Je sais aujourd’hui qu’une vie, et même deux ou trois, ne suffirait pas à comprendre la complexité d’Haïti.
J’ai surtout compris que la solution aux maux d’Haïti sera haïtienne ou ne sera pas, alors que les Haïtiens ont été écartés de la reconstruction pilotée par la communauté internationale depuis dix ans.
Ils n’ont vu aucun changement dans leur qualité de vie qui est en fait en train de se dégrader, le taux de chômage demeure endémique, la corruption et l’impunité sont restées, l’inflation s’est mise de la partie.

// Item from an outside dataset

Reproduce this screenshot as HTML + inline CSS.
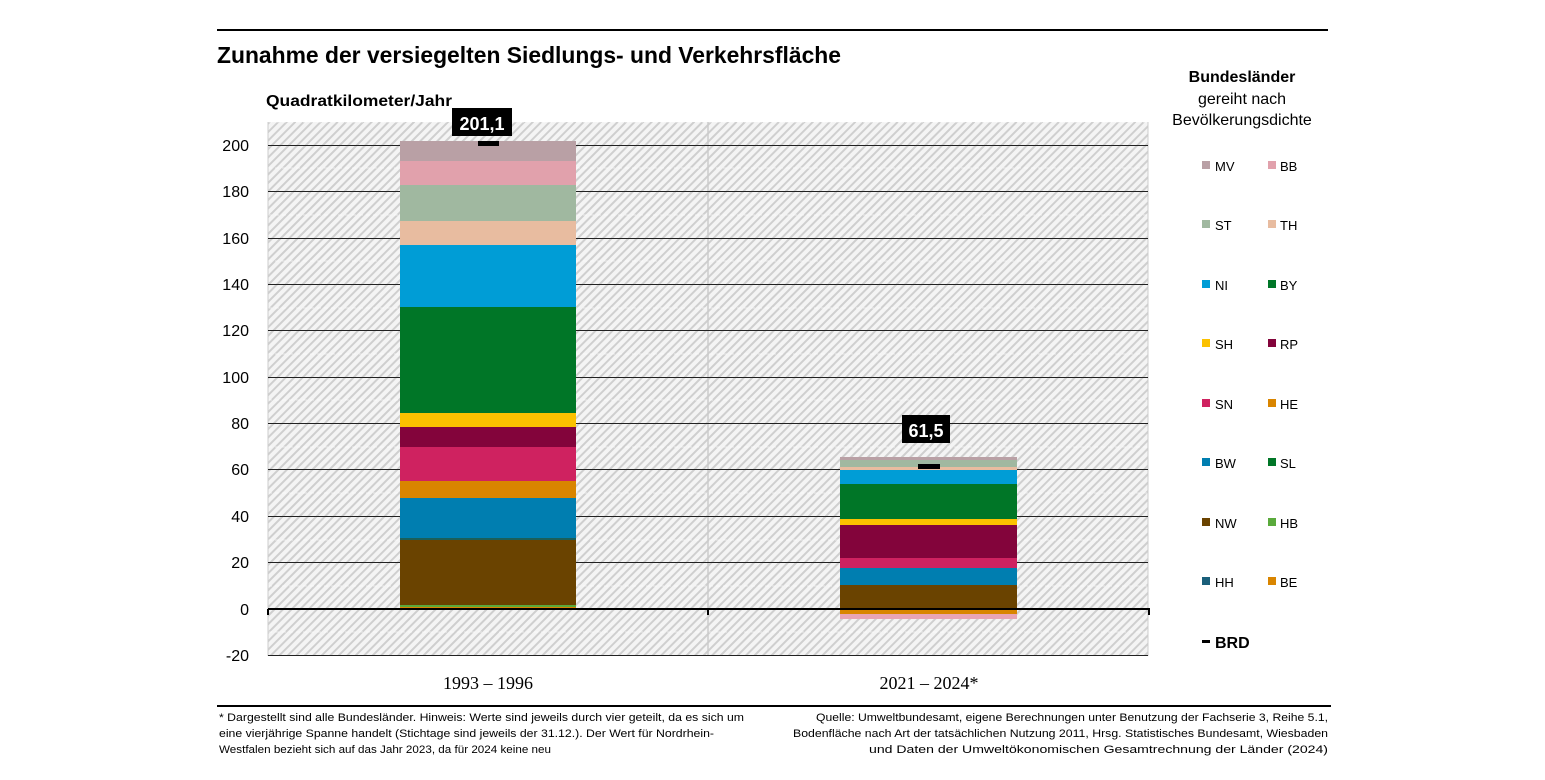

Pourtant, dans les trois ou quatre années qui ont suivi le séisme de 2010, l’ambition était au top, malgré les tonnes de gravats qui jonchaient le sol – parlez-en à Bill Clinton. On allait refonder Haïti ! On allait transformer cette catastrophe en opportunité ! J’y ai vraiment cru, comme chacun. Le monde entier voulait voler au secours d’Haïti, les milliards pleuvaient sur les ONG, mais une formule entendue souvent s’est avérée, celle voulant qu’il y ait toujours eu trop de médecins au chevet du malade.
Et voilà que pour le dixième anniversaire du séisme, je n’ai jamais été aussi inquiète pour Haïti et ceux qui y vivent. Personne ici ne peut deviner de quoi sera fait 2020. Mais il est sûr et certain que ça va brasser, et que la ligne de faille du prochain séisme, ce pourrait être la faim.